Question

Calculate the vapor pressure at 25 C of an aqueous solution that is 5.50% NaCl by mass. (Assume complete dissociation of the solute)
Please explain thoroughly.

Answer 1

This problem will involve finding the mole fraction of the solvent (in this case, water) and then using Raoult's law to find the vapor pressure as compared to normal water to determine the solution's vapor pressure.

The first step to this problem is to find the mole fraction of water. First, find the number of moles of each solution component using a known quantity of solution. Using 100 grams will make using the mass percentage easy.

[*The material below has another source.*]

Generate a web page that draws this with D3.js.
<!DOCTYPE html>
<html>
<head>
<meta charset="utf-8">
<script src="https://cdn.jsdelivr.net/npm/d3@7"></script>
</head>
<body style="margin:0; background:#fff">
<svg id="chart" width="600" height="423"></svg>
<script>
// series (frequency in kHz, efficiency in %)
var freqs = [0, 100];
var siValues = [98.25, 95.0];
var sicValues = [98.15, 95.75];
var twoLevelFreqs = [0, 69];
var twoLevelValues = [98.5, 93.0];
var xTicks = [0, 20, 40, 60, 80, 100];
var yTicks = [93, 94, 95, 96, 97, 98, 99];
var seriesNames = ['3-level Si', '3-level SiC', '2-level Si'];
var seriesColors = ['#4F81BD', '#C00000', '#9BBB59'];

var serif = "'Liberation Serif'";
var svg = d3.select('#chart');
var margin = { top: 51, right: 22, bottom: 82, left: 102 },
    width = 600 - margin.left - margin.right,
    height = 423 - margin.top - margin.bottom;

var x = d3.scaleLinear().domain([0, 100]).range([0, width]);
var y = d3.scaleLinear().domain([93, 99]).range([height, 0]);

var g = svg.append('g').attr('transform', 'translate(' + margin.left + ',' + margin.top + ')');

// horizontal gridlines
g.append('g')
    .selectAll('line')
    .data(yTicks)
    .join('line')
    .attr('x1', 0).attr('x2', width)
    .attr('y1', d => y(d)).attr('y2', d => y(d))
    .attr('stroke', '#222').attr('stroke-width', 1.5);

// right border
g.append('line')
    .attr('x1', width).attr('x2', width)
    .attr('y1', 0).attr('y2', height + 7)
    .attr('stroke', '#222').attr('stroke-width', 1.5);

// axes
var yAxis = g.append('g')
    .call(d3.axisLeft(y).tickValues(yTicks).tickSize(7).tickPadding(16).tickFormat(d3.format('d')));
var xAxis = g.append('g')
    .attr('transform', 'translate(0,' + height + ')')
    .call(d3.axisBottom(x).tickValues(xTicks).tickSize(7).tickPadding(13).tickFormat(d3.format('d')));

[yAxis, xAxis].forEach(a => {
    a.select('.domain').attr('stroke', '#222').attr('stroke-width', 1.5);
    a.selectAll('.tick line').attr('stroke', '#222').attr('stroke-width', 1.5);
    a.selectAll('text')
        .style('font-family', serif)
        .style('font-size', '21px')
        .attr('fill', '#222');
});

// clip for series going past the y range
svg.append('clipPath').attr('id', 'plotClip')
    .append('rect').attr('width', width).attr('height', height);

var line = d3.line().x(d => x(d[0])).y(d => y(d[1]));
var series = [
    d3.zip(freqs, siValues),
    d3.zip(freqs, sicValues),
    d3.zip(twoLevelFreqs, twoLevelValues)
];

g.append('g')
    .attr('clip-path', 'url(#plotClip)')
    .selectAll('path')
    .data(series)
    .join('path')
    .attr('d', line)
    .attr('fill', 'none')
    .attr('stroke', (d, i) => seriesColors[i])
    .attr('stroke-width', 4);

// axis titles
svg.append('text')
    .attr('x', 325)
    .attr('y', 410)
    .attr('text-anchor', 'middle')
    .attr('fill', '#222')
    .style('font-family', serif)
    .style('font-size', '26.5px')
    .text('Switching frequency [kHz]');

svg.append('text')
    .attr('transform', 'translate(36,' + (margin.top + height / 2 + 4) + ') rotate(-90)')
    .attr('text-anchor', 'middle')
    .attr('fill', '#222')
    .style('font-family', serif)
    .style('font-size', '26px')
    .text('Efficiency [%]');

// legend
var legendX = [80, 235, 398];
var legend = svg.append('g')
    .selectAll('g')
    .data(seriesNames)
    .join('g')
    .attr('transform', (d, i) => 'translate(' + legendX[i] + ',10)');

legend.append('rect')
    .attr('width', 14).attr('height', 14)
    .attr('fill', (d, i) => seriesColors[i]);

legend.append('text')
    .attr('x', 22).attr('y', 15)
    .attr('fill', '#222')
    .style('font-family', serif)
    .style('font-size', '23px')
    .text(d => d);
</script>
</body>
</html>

Since the solution is 5.45% salt by weight, this means 100 grams of solution contains 5.45 grams of salt. Now, convert this to moles using the molar mass of NaCl, 58.44 grams per mole. This gives:

5.45/58.44 = .0933 mol of salt

Now, since we know 5.45 grams of the solution of salt, the other 94.55 grams must be water. Divide the 94.55 grams of water by the molar mass of water, 18.02 grams per mole.

94.55/18.02 = 5.247 mole of water

Now we know how many moles of each are in 100 grams of solution. Add these two quantities together to find the total number of moles:

.0933 + 5.247 = 5.340 moles in solution

Now we can determine the mole fraction of water in the solution. Divide the moles of water by the total moles:

5.247/5.340 = .9826

This is the mole fraction of water. Now we use Raoult's law, which states that the mole fraction of the solvent times the vapor pressure of the pure solvent equals the vapor pressure of the solution. The vapor pressure of pure water at 25 Celsius is 23.76 mmHg. Using Raoult's law, we get:

23.76 * .9826 = 23.34 mmHg

The vapor pressure of this solution will be 23.34 mmHg

Hope this explanation clears it up for you!